Once I have the transmitter and peg, I switch on and check all functions. I then set the failsafe as follows:

· Outer engines shut down.
· Inner engines at about ¼ power.(prevents nose down by helping elevator work)
· Aileron neutral
· Elevator slightly up.
· Rudder slightly left or right (depends on operating circuit of the day). If she goes into failsafe just after take-off I want her to turn away from the crowd.

Starting commences with the starboard outer, working along the wing in turn to the port outer. The throttles work in pairs, the main throttle stick operates the inners as a pair and the extra stick the outers. We use a modified Fleet PCM 7 transmitter, which is ideal for this. Before the first flight of the day, each engine is started, set on it’s own and then shut down. Max RPM is measured on a digital tacho and then the mixture is richened slightly for safety. The inboard O.S. 70 Surpass’s top out at about 10.000 rpm on their 13 x 6 props. The outer Saito 40’s give about 9500 rpm on their 12 x 5’s. Synchronized RPM is not the slightest bit important, it’s reliability that you’re looking for. I have never known any of them to rev the same.

Once all have been individually run, they’re all started together from starboard to port as before. A full power check is performed both on the ground and with the nose held up.

I now check over all the flight controls again and if necessary operate the failsafe for the show organizers. This will then require a full restart again but keeps the safety officer (and me) happy that all is well.

Take-Off

Taxiing out requires physical help to restrain and guide her to the takeoff point. Without brakes, and in the confines of a show, this is a wise precaution.

Once at the takeoff point, I run her up to full power (inners first, outers second) and check for engine ‘note’. If in doubt I richen the offending engine slightly. Once again I go through the pre-flight checks and check both the takeoff run and approach.

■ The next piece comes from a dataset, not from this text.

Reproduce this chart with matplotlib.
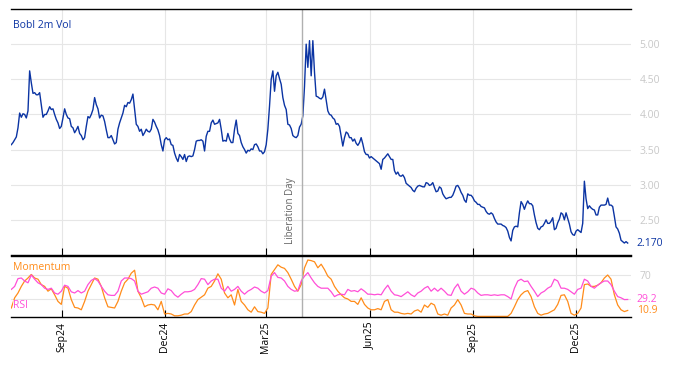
import pandas as pd
import matplotlib
matplotlib.use("Agg")
import matplotlib.pyplot as plt
import matplotlib.dates as mdates

plt.rcParams['font.family'] = ['Open Sans', 'DejaVu Sans']

# Daten
start, end = '2024-07-18', '2026-01-16'

bobl_vol = [
    3.57, 3.60, 3.64, 3.68, 3.81, 4.02, 3.96, 4.01, 4.00, 3.95, 4.05, 4.62, 4.45, 4.30, 4.31, 4.28,
    4.28, 4.31, 4.14, 3.96, 4.00, 4.00, 4.05, 4.11, 4.07, 4.08, 4.00, 3.93, 3.88, 3.80, 3.83, 3.95,
    4.08, 4.00, 3.95, 3.94, 3.83, 3.81, 3.74, 3.78, 3.83, 3.73, 3.70, 3.64, 3.67, 3.83, 3.97, 3.95,
    4.00, 4.07, 4.24, 4.14, 4.08, 3.95, 3.99, 3.98, 3.90, 3.78, 3.67, 3.67, 3.70, 3.64, 3.58,
    3.60, 3.79, 3.88, 3.95, 4.02, 4.13, 4.11, 4.17, 4.16, 4.21, 4.29, 4.07, 3.86, 3.83, 3.76, 3.79,
    3.70, 3.74, 3.79, 3.76, 3.75, 3.79, 3.93, 3.89, 3.83, 3.78, 3.70, 3.57, 3.48, 3.64, 3.67, 3.64,
    3.65, 3.57, 3.56, 3.45, 3.38, 3.33, 3.43, 3.40, 3.36, 3.43, 3.33, 3.40, 3.41, 3.40, 3.41, 3.50,
    3.62, 3.63, 3.63, 3.64, 3.62, 3.48, 3.69, 3.76, 3.76, 3.88, 3.92, 3.86, 3.87, 3.88, 3.93,
    3.79, 3.62, 3.63, 3.62, 3.73, 3.65, 3.60, 3.60, 3.79, 3.92, 3.73, 3.70, 3.60, 3.54, 3.50, 3.45,
    3.49, 3.48, 3.51, 3.50, 3.57, 3.58, 3.54, 3.48, 3.48, 3.44, 3.47, 3.57, 3.79, 4.12, 4.50, 4.62,
    4.33, 4.55, 4.60, 4.51, 4.43, 4.24, 4.13, 4.07, 3.86, 3.85, 3.80, 3.70, 3.68, 3.67, 3.70, 3.82,
    3.86, 3.98, 4.40, 5.00, 4.67, 5.05, 4.55, 5.05, 4.60, 4.26, 4.25, 4.23, 4.22, 4.25,
    4.36, 4.21, 4.05, 4.00, 3.99, 3.95, 3.93, 3.86, 3.87, 3.83, 3.69, 3.55, 3.67, 3.75, 3.73, 3.67,
    3.67, 3.62, 3.65, 3.59, 3.56, 3.60, 3.67, 3.58, 3.47, 3.43, 3.43, 3.38, 3.40, 3.38, 3.36, 3.34,
    3.32, 3.30, 3.22, 3.36, 3.38, 3.41, 3.44, 3.40, 3.36, 3.36, 3.20, 3.15, 3.18, 3.13, 3.12, 3.14,
    3.10, 3.02, 3.00, 2.98, 2.96, 2.92, 2.90, 2.95, 2.98, 2.99, 2.98, 2.97, 2.97, 3.03, 3.02,
    2.99, 3.00, 3.03, 2.96, 2.90, 2.91, 2.97, 2.95, 2.87, 2.83, 2.80, 2.81, 2.82, 2.82, 2.85, 2.91,
    2.98, 2.99, 2.95, 2.89, 2.85, 2.78, 2.75, 2.87, 2.85, 2.85, 2.82, 2.77, 2.75, 2.72, 2.72, 2.69,
    2.68, 2.67, 2.62, 2.59, 2.58, 2.60, 2.58, 2.52, 2.47, 2.44, 2.44, 2.44, 2.42, 2.41, 2.39, 2.34,
    2.25, 2.20, 2.35, 2.40, 2.41, 2.40, 2.60, 2.76, 2.72, 2.65, 2.72, 2.77, 2.73, 2.73,
    2.70, 2.57, 2.46, 2.38, 2.36, 2.40, 2.41, 2.45, 2.50, 2.45, 2.45, 2.48, 2.53, 2.36, 2.38, 2.46,
    2.51, 2.60, 2.58, 2.50, 2.60, 2.52, 2.44, 2.33, 2.29, 2.28, 2.34, 2.36, 2.34, 2.32, 2.45, 3.05,
    2.80, 2.66, 2.70, 2.67, 2.65, 2.64, 2.57, 2.57, 2.68, 2.71, 2.71, 2.71, 2.72, 2.81, 2.71, 2.71,
    2.69, 2.55, 2.40, 2.37, 2.31, 2.21, 2.19, 2.17, 2.19, 2.17,
]

rsi = [
    46, 51, 64, 65, 60, 57, 70, 63, 57, 54, 48, 46, 48, 40, 38, 43, 53, 51, 42, 40,
    44, 40, 43, 54, 61, 64, 60, 51, 43, 37, 36, 36, 43, 60, 65, 65, 64, 60, 43, 38,
    40, 42, 48, 50, 48, 40, 38, 47, 44, 37, 33, 38, 42, 42, 43, 46, 54, 64, 63, 54,
    60, 63, 63, 48, 43, 51, 43, 46, 51, 43, 38, 43, 46, 50, 48, 43, 40, 44, 68, 74,
    66, 65, 60, 51, 46, 43, 44, 60, 68, 74, 65, 57, 51, 48,
    48, 48, 42, 34, 37, 38, 37, 46, 43, 44, 42, 47, 43, 38, 38, 37, 38, 37, 46, 53,
    43, 37, 36, 34, 38, 42, 37, 34, 40, 43, 48, 51, 43, 48, 43, 48, 43, 37, 36, 48,
    55, 43, 38, 42, 48, 46, 40, 36, 37, 37, 36, 37, 36, 37, 37, 34, 30, 48, 60, 63,
    59, 60, 51, 43, 34, 40, 43, 48, 51, 63, 60, 48, 48, 46, 42, 38, 46, 48, 63, 60,
    51, 48, 53, 57, 60, 60, 54, 43, 34, 32, 29, 29.2,
]

momentum = [
    15, 32, 40, 51, 60, 65, 71, 65, 63, 54, 51, 43, 47, 37, 26, 21, 51, 48, 29, 16,
    15, 12, 26, 43, 54, 65, 63, 51, 32, 17, 16, 15, 26, 43, 57, 63, 73, 78, 43, 32,
    17, 20, 21, 20, 12, 26, 5, 6, 5, 2, 2, 3, 5, 5, 9, 20, 29, 33, 37, 48,
    51, 60, 72, 63, 40, 32, 37, 20, 46, 26, 20, 12, 8, 17, 9, 8, 6, 15, 71, 79,
    87, 83, 81, 74, 63, 51, 43, 54, 82, 95, 94, 92, 82, 88,
    79, 68, 63, 51, 43, 37, 32, 30, 26, 26, 21, 32, 21, 15, 12, 12, 14, 12, 26, 29,
    12, 8, 8, 6, 5, 6, 5, 10, 12, 8, 20, 16, 23, 20, 5, 3, 5, 3, 15, 20,
    29, 20, 6, 5, 5, 2, 1, 1, 1, 1, 1, 1, 1, 1, 1, 1, 6, 17, 29, 37,
    42, 44, 34, 17, 6, 3, 5, 6, 9, 12, 21, 36, 37, 26, 6, 3, 6, 15, 54, 55,
    51, 51, 53, 57, 65, 70, 63, 37, 20, 12, 9, 10.9,
]

tick_dates = ['2024-09-01', '2024-12-01', '2025-03-01', '2025-06-01', '2025-09-01', '2025-12-01']
tick_labels = ['Sep24', 'Dec24', 'Mar25', 'Jun25', 'Sep25', 'Dec25']
event_date = '2025-04-02'
event_label = 'Liberation Day'

blue = '#0b34a3'
orange = '#ff8c1a'
pink = '#ff4fd8'
grid_c = '#e6e6e6'

vol_dates = pd.date_range(start, end, periods=len(bobl_vol))
osc_dates = pd.date_range(start, end, periods=len(rsi))
ticks = pd.to_datetime(tick_dates)
event = pd.Timestamp(event_date)
event_num = mdates.date2num(event)

fig = plt.figure(figsize=(6.74, 3.66), dpi=100)
ax = fig.add_axes([0.0163, 0.3033, 0.920, 0.672])
ax2 = fig.add_axes([0.0163, 0.1339, 0.920, 0.168], sharex=ax)

# oberes Panel
ax.plot(vol_dates, bobl_vol, color=blue, lw=1.0)
ax.set_ylim(2.0, 5.5)
ax.set_xlim(pd.Timestamp(start) - pd.Timedelta(days=0.3), pd.Timestamp(end) + pd.Timedelta(days=3))
ax.set_yticks([2.5, 3.0, 3.5, 4.0, 4.5, 5.0])
ax.set_yticklabels([f'{v:.2f}' for v in [2.5, 3.0, 3.5, 4.0, 4.5, 5.0]])
ax.yaxis.tick_right()
ax.tick_params(axis='y', length=0, pad=6, labelsize=7.5, labelcolor='#c8c8c8')
ax.set_xticks(ticks)
ax.tick_params(axis='x', direction='in', length=5, labelbottom=False)
ax.grid(True, color=grid_c, lw=0.8)
ax.set_axisbelow(True)
ax.text(0.004, 0.935, 'Bobl 2m Vol', transform=ax.transAxes, color=blue, fontsize=7.5, va='center')
ax.annotate(f'{bobl_vol[-1]:.3f}', xy=(1, bobl_vol[-1]), xycoords=ax.get_yaxis_transform(),
            xytext=(4, 0), textcoords='offset points', va='center', color=blue, fontsize=7.5)
ax.axvline(event, color='#b0b0b0', lw=1)
ax.annotate(event_label, xy=(event_num, 0.045), xycoords=ax.get_xaxis_transform(),
            xytext=(-4, 0), textcoords='offset points', rotation=90, ha='right', va='bottom',
            color='#666666', fontsize=7)

# unteres Panel
ax2.plot(osc_dates, momentum, color=orange, lw=0.9)
ax2.plot(osc_dates, rsi, color=pink, lw=0.9)
ax2.set_ylim(0, 102.5)
ax2.set_yticks([30, 70])
ax2.set_yticklabels(['', '70'])
ax2.yaxis.tick_right()
ax2.tick_params(axis='y', length=0, pad=6, labelsize=7.5, labelcolor='#c8c8c8')
ax2.set_xticks(ticks)
ax2.set_xticklabels(tick_labels)
ax2.tick_params(axis='x', direction='in', length=5, labelsize=7.5, labelrotation=90)
ax2.grid(True, color=grid_c, lw=0.8)
ax2.set_axisbelow(True)
ax2.axvline(event, color='#b0b0b0', lw=1)
ax2.text(0.004, 0.80, 'Momentum', transform=ax2.transAxes, color=orange, fontsize=7.5, va='center',
         bbox=dict(facecolor='white', edgecolor='none', alpha=0.7, pad=0.5))
ax2.text(0.004, 0.18, 'RSI', transform=ax2.transAxes, color=pink, fontsize=7.5, va='center',
         bbox=dict(facecolor='white', edgecolor='none', alpha=0.7, pad=0.5))
ax2.annotate(f'{rsi[-1]:.1f}', xy=(1, rsi[-1]), xycoords=ax2.get_yaxis_transform(),
             xytext=(4, 0), textcoords='offset points', va='center', color=pink, fontsize=7.5)
ax2.annotate(f'{momentum[-1]:.1f}', xy=(1, momentum[-1]), xycoords=ax2.get_yaxis_transform(),
             xytext=(4, 0), textcoords='offset points', va='center', color=orange, fontsize=7.5)

for a in (ax, ax2):
    a.spines['left'].set_visible(False)
    a.spines['right'].set_visible(False)
    a.spines['top'].set_linewidth(1.0)
    a.spines['bottom'].set_linewidth(1.0)

fig.savefig('out.png', dpi=100)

You need to be relaxed, confident and fully aware of what you are doing at this point. You also need to have assessed what you would do if something goes wrong during takeoff and what your options are. Just like the full size, you need to know where your takeoff decision point is (V1) and stick to it.

Rudder authority on the ground is poor as you start the takeoff run, and a crosswind requires a lot of work to keep her straight. As speed builds up, rudder authority increases and all is well.

I open up the inners, then the outers, and if everything looks good, and with a bit of up elevator, I signal for release. As I said before, you need to work the rudders quite hard at this stage to keep her straight. As speed builds I ease off the ‘up’ elevator and give slight nudge of down to ‘unstick’ the tail. When she seems ready you ease back on the stick gently and she rises into the air. Climb out should be fairly shallow to allow speed to build up before the first turn. If you loose an engine during the takeoff run, and there’s sufficient room, shut them all down and stop. Unless you’re out of room and have sufficient speed, don’t try to takeoff on three, it’s not worth the risk! If you’re committed, pray that it’s the crowd side engine that’s stopped so that your first turn is away from it! A prop watcher is useful here.

The transmitter has 100% rudder to aileron mix, which I switch in as soon as she’s airborne. Without it, the tail tends to ‘hang down’ in the turns and the subsequent drag reduces speed. Even with this I tend to give additional rudder in right hand turns just to keep her in ‘balance’. This is particularly important if the first turn after take off is right handed.

General Flying

In the air and at height I reduce the outers and inners to about ¾ power. This helps to reduce the possibility of one engine stopping. She flies quite happily at this power and I only throttle up the inners to full power after a low pass.

Handling in the air is ‘ponderous’ but very predictable. You just have to think forward a little to compensate for the momentum. I would go so far as to say that, I’ve flown a lot of trainers that are harder to fly! With the extra power of the 70’s this year I was happy to give Terry his first go on the sticks this summer. The smile afterwards said it all!! Not quite ready for a landing/takeoff yet, but a step in the right direction.

Landing

Landing is all about engine and speed management. You need to get the power levels right at each point of the circuit to ensure that she’s in the right place at the right height at the right time. I ease back the outers on the downwind leg to about 1/3rd. This starts a gentle sink and keeps the speed up for the turn onto base leg. After turning onto ‘base’ I pull back the inners to about ½ power and sink increases. You need to balance speed with attitude using the elevator. After turning onto ‘finals’ I bring the outers back to idle and adjust the sink with the inners until it’s right for getting her over the threshold in the correct position. As she crosses the threshold, I bring the inners back to ¼ and bring her in on elevator. If you pull the inners back to idle there’s not enough elevator power to round out! If you need to ‘go around again’ for whatever reason, remember, inners up first and watch for engines going out on you. Once on the ground, the inners come back to idle and you’re working the rudders hard again to stay straight until she stops. She will taxi on the inners but it’s best to get the helper out there again and guide her in. Once back in the pits, I shut her down a breath a sigh of relief!!

There’s quite a lot to think about with a model like this and it pays to take your time. Show safety officers and other flyers understand this and tend to give you the time you need. Quite often they want to watch anyway!

Another one!!

Terry and I have just started to build another Lanc, which will be more scale and will have both flaps and retracts as well as working bomb bay. This one will represent ‘9J-V’ of 227 Sqn. and the aircraft flown by my father in WWII. With a bit of luck it should take about a year or so to get her in the air.

I hope this has given you an insight into flying four engined models and look forward to seeing you at one of the shows next year. Both Lancs, the Manchester and Catalina in the air together are an awesome sight and sound.